* START Given information *

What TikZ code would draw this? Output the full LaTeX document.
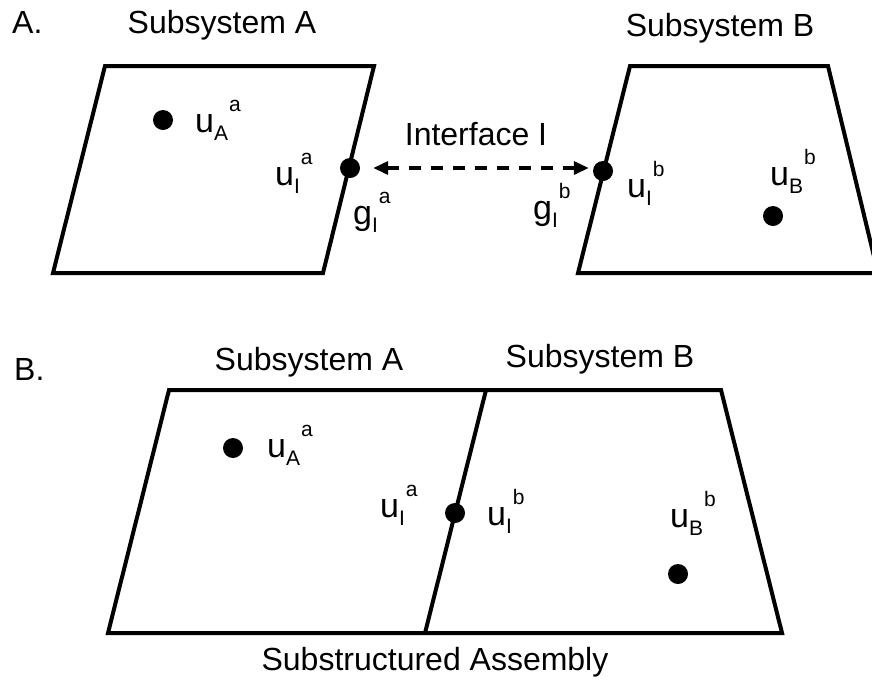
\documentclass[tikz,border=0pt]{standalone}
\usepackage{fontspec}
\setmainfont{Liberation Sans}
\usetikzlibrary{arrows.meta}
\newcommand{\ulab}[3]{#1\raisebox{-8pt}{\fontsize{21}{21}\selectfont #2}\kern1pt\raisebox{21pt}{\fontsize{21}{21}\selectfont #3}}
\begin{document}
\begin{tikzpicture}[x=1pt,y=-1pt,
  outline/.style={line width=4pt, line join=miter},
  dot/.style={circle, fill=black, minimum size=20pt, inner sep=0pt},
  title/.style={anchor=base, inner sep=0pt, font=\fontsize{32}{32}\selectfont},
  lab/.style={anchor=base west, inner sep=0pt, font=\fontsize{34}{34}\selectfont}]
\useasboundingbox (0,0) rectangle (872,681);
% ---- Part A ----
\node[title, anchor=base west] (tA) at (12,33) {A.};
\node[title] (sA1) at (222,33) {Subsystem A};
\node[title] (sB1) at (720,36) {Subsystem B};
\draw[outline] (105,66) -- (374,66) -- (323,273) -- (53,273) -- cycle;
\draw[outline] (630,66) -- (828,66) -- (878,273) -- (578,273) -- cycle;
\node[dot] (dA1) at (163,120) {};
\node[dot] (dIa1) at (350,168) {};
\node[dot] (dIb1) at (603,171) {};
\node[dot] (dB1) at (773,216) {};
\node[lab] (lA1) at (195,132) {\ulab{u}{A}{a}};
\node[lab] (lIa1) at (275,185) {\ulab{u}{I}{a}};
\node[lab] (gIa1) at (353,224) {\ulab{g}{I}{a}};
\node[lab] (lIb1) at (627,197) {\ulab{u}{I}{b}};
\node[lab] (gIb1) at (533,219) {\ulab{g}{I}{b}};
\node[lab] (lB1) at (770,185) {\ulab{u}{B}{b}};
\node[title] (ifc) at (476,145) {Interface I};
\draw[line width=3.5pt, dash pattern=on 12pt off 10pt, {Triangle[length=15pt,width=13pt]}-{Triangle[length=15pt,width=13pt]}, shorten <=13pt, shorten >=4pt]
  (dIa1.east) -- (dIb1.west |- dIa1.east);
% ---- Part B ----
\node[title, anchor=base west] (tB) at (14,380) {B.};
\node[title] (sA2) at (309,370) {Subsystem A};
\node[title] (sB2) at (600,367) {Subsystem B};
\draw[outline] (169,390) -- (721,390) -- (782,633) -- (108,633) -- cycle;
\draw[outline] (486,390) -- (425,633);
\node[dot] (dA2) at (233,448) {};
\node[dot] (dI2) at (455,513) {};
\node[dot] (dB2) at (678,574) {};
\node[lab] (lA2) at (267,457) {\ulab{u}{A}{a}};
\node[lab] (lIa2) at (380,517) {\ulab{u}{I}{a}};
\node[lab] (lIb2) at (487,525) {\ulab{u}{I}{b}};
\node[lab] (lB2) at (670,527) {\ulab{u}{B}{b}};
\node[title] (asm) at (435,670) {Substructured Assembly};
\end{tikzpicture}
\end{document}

* END Given information *

> _Exercise aim_: Repeat all the data as it stands, dropping any images it holds.

> _Result for this task_:
What TikZ code would draw this? Output the full LaTeX document.
\documentclass[tikz,border=0pt]{standalone}
\usepackage{fontspec}
\setmainfont{Liberation Sans}
\usetikzlibrary{arrows.meta}
\newcommand{\ulab}[3]{#1\raisebox{-8pt}{\fontsize{21}{21}\selectfont #2}\kern1pt\raisebox{21pt}{\fontsize{21}{21}\selectfont #3}}
\begin{document}
\begin{tikzpicture}[x=1pt,y=-1pt,
  outline/.style={line width=4pt, line join=miter},
  dot/.style={circle, fill=black, minimum size=20pt, inner sep=0pt},
  title/.style={anchor=base, inner sep=0pt, font=\fontsize{32}{32}\selectfont},
  lab/.style={anchor=base west, inner sep=0pt, font=\fontsize{34}{34}\selectfont}]
\useasboundingbox (0,0) rectangle (872,681);
% ---- Part A ----
\node[title, anchor=base west] (tA) at (12,33) {A.};
\node[title] (sA1) at (222,33) {Subsystem A};
\node[title] (sB1) at (720,36) {Subsystem B};
\draw[outline] (105,66) -- (374,66) -- (323,273) -- (53,273) -- cycle;
\draw[outline] (630,66) -- (828,66) -- (878,273) -- (578,273) -- cycle;
\node[dot] (dA1) at (163,120) {};
\node[dot] (dIa1) at (350,168) {};
\node[dot] (dIb1) at (603,171) {};
\node[dot] (dB1) at (773,216) {};
\node[lab] (lA1) at (195,132) {\ulab{u}{A}{a}};
\node[lab] (lIa1) at (275,185) {\ulab{u}{I}{a}};
\node[lab] (gIa1) at (353,224) {\ulab{g}{I}{a}};
\node[lab] (lIb1) at (627,197) {\ulab{u}{I}{b}};
\node[lab] (gIb1) at (533,219) {\ulab{g}{I}{b}};
\node[lab] (lB1) at (770,185) {\ulab{u}{B}{b}};
\node[title] (ifc) at (476,145) {Interface I};
\draw[line width=3.5pt, dash pattern=on 12pt off 10pt, {Triangle[length=15pt,width=13pt]}-{Triangle[length=15pt,width=13pt]}, shorten <=13pt, shorten >=4pt]
  (dIa1.east) -- (dIb1.west |- dIa1.east);
% ---- Part B ----
\node[title, anchor=base west] (tB) at (14,380) {B.};
\node[title] (sA2) at (309,370) {Subsystem A};
\node[title] (sB2) at (600,367) {Subsystem B};
\draw[outline] (169,390) -- (721,390) -- (782,633) -- (108,633) -- cycle;
\draw[outline] (486,390) -- (425,633);
\node[dot] (dA2) at (233,448) {};
\node[dot] (dI2) at (455,513) {};
\node[dot] (dB2) at (678,574) {};
\node[lab] (lA2) at (267,457) {\ulab{u}{A}{a}};
\node[lab] (lIa2) at (380,517) {\ulab{u}{I}{a}};
\node[lab] (lIb2) at (487,525) {\ulab{u}{I}{b}};
\node[lab] (lB2) at (670,527) {\ulab{u}{B}{b}};
\node[title] (asm) at (435,670) {Substructured Assembly};
\end{tikzpicture}
\end{document}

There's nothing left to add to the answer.